I've put my mind, my heart, and my gut into that journey every day of the 40-plus years I've been lucky enough to be a part of GE. This book is an effort to bring you along on that trip. In the end, I believe we created the greatest people factory in the world, a learning enterprise, with a boundaryless culture.
But you judge for yourself whether we ever reached the destination I described in my "vision" speech at the Pierre in 1981.
This is no perfect business story. I believe that business is a lot like a world-class restaurant. When you peek behind the kitchen doors, the food never looks as good as when it comes to your table on fine china perfectly garnished. Business is messy and chaotic. In our kitchen, I hope you'll find something that might be helpful to you in reaching your own dreams.

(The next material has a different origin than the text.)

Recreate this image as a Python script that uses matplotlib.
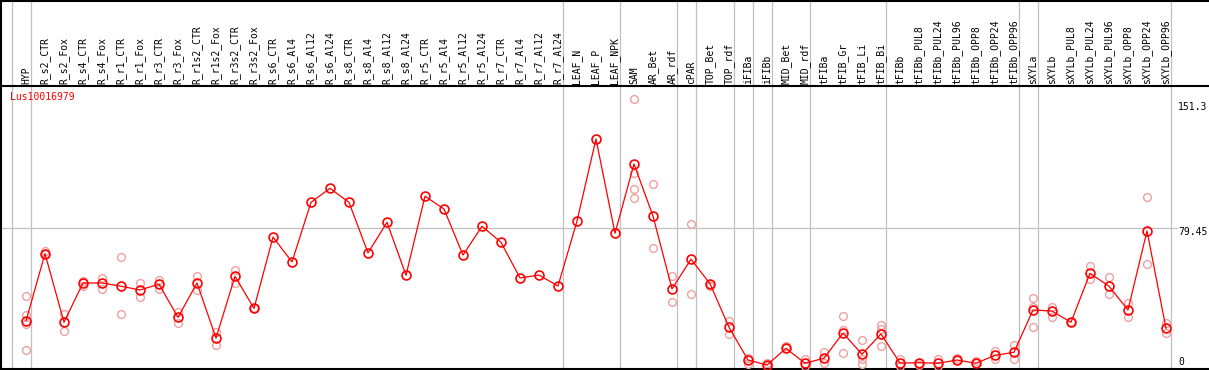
import matplotlib
matplotlib.use("Agg")
import matplotlib.pyplot as plt
import matplotlib.transforms as mtransforms

samples = ["HYP", "R_s2_CTR", "R_s2_Fox", "R_s4_CTR", "R_s4_Fox", "R_r1_CTR", "R_r1_Fox",
           "R_r3_CTR", "R_r3_Fox", "R_r1s2_CTR", "R_r1s2_Fox", "R_r3s2_CTR", "R_r3s2_Fox",
           "R_s6_CTR", "R_s6_Al4", "R_s6_Al12", "R_s6_Al24", "R_s8_CTR", "R_s8_Al4",
           "R_s8_Al12", "R_s8_Al24", "R_r5_CTR", "R_r5_Al4", "R_r5_Al12", "R_r5_Al24",
           "R_r7_CTR", "R_r7_Al4", "R_r7_Al12", "R_r7_Al24", "LEAF_N", "LEAF_P", "LEAF_NPK",
           "SAM", "AR_Bet", "AR_rdf", "cPAR", "TOP_Bet", "TOP_rdf", "iFIBa", "iFIBb",
           "MID_Bet", "MID_rdf", "tFIBa", "tFIB_Gr", "tFIB_Li", "tFIB_Bi", "tFIBb",
           "tFIBb_PUL8", "tFIBb_PUL24", "tFIBb_PUL96", "tFIBb_OPP8", "tFIBb_OPP24",
           "tFIBb_OPP96", "sXYLa", "sXYLb", "sXYLb_PUL8", "sXYLb_PUL24", "sXYLb_PUL96",
           "sXYLb_OPP8", "sXYLb_OPP24", "sXYLb_OPP96"]

means = [27.8, 65.2, 27.1, 48.9, 48.9, 47.1, 45.0, 48.2, 29.8, 48.9, 18.3, 52.6, 34.8,
         74.4, 60.6, 93.7, 101.5, 93.7, 65.6, 82.6, 53.2, 97.1, 90.0, 64.4, 80.4,
         71.5, 51.7, 53.3, 47.2, 83.3, 128.9, 76.5,
         115.0, 86.1, 45.6, 62.1, 48.5, 24.3, 6.1, 3.3, 12.6, 4.3, 7.1, 21.1, 9.3, 20.6,
         4.4, 4.6, 4.3, 6.1, 4.3, 8.7, 10.4,
         33.9, 33.3, 27.1, 54.3, 47.1, 33.9, 77.8, 23.7]

replicates = [[41.5, 31.1, 25.9, 11.7], [66.5, 65.2], [31.7, 22.1], [50.2, 47.2], [51.8, 45.6],
              [63.2, 31.7], [48.7, 41.3], [50.4, 45.4], [32.9, 26.8], [52.8, 45.0],
              [21.8, 14.3], [55.9, 49.1], [34.8, 34.8],
              [], [], [], [], [], [], [], [], [], [], [], [], [], [], [], [], [], [], [],
              [151.3, 109.8, 101.1, 95.9], [103.7, 68.3], [52.8, 38.3], [81.5, 42.8],
              [47.4, 48.5], [27.9, 20.4], [7.4, 3.9], [4.6, 2.8], [13.9, 12.6], [6.5, 2.8],
              [10.4, 4.6], [30.4, 22.8, 9.8], [17.1, 6.8, 3.7], [25.7, 23.5, 13.7],
              [6.8, 2.8], [3.2, 4.6], [6.5, 2.8], [7.1, 6.1], [5.4, 4.3], [11.3, 6.5],
              [14.3, 6.5], [40.4, 35.4, 24.3], [35.7, 30.2], [27.1, 27.1], [58.3, 50.9],
              [52.1, 42.6], [37.6, 29.8], [96.5, 59.3], [26.5, 20.9]]

group_ends = [-1, 0, 28, 31, 34, 35, 37, 38, 39, 41, 45, 52, 53, 60]
ytick_labels = ["151.3", "79.45", "0"]
gene = "Lus10016979"

W, H = 1209, 370
fig = plt.figure(figsize=(W / 100, H / 100), dpi=100)
ax = fig.add_axes([0, 0, 1, 1])
ax.set_xlim(-26 / 19, (W - 26) / 19)
ax.set_ylim((371 - H) / 1.8, 371 / 1.8)
ax.axis("off")

xs = list(range(len(samples)))
lab = mtransforms.blended_transform_factory(ax.transData, ax.transAxes)

# vertical separators between sample groups
for e in group_ends:
    ax.axvline(e + 0.24, color="#c0c0c0", lw=0.9, zorder=1)
# middle reference line
ax.axhline(79.45, xmin=1 / W, xmax=1177 / W, color="#c0c0c0", lw=0.9, zorder=1)

# frame
for py in [0.5, 85.5, 369]:
    ax.plot([0, 1], [1 - py / H, 1 - py / H], transform=ax.transAxes, color="black", lw=1.5)
ax.plot([1 / W, 1 / W], [0, 1], transform=ax.transAxes, color="black", lw=1.5)

for i, reps in enumerate(replicates):
    ax.plot([i] * len(reps), reps, ls="none", marker="o", ms=5.6, mfc="none",
            mec="#f0a0a0", mew=1.0, zorder=2)
ax.plot(xs, means, color="red", lw=0.9, marker="o", ms=6.4, mfc="none", mec="red",
        mew=1.2, zorder=3)

for i, s in enumerate(samples):
    ax.text(i, 1 - 84 / H, s, transform=lab, rotation=90, ha="center", va="bottom",
            family="DejaVu Sans Mono", fontsize=7)

ax.text(10 / W, 1 - 97.5 / H, gene, transform=ax.transAxes, color="red", va="center",
        family="DejaVu Sans Mono", fontsize=7)
for t, py in zip(ytick_labels, [107.3, 232.3, 362.3]):
    ax.text(1178 / W, 1 - py / H, t, transform=ax.transAxes, va="center",
            family="DejaVu Sans Mono", fontsize=7)

fig.savefig("out.png", dpi=100)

There's no gospel or management handbook here. There is a philosophy that came out of my journey. I stuck to some pretty
basic ideas that worked for me, integrity being the biggest one. I've always believed in a simple and direct approach. This book attempts to show what an organization, and each of us, can learn from opening the mind to ideas from anywhere.
I've learned that mistakes can often be as good a teacher as success.
There is no straight line to anyone's vision or dream. I'm living proof of that. This is the story of a lucky man, an unscripted, uncorporate type who managed to stumble and still move forward, to survive and even thrive in one of the world's most celebrated corporations. Yet it's also a small-town American story. I've never stopped being aware of my roots even as my eyes opened to see a world I never knew existed.
Mostly, though, this is a story of what others have done— thousands of smart, self-confident, and energized employees who taught each other how to break the molds of the old industrial world and work toward a new hybrid of manufacturing, services, and technology.
Their efforts and their success are what have made my journey so rewarding. I was lucky to play a part because Reg Jones came into my office 21 years ago and gave me the hug of a lifetime.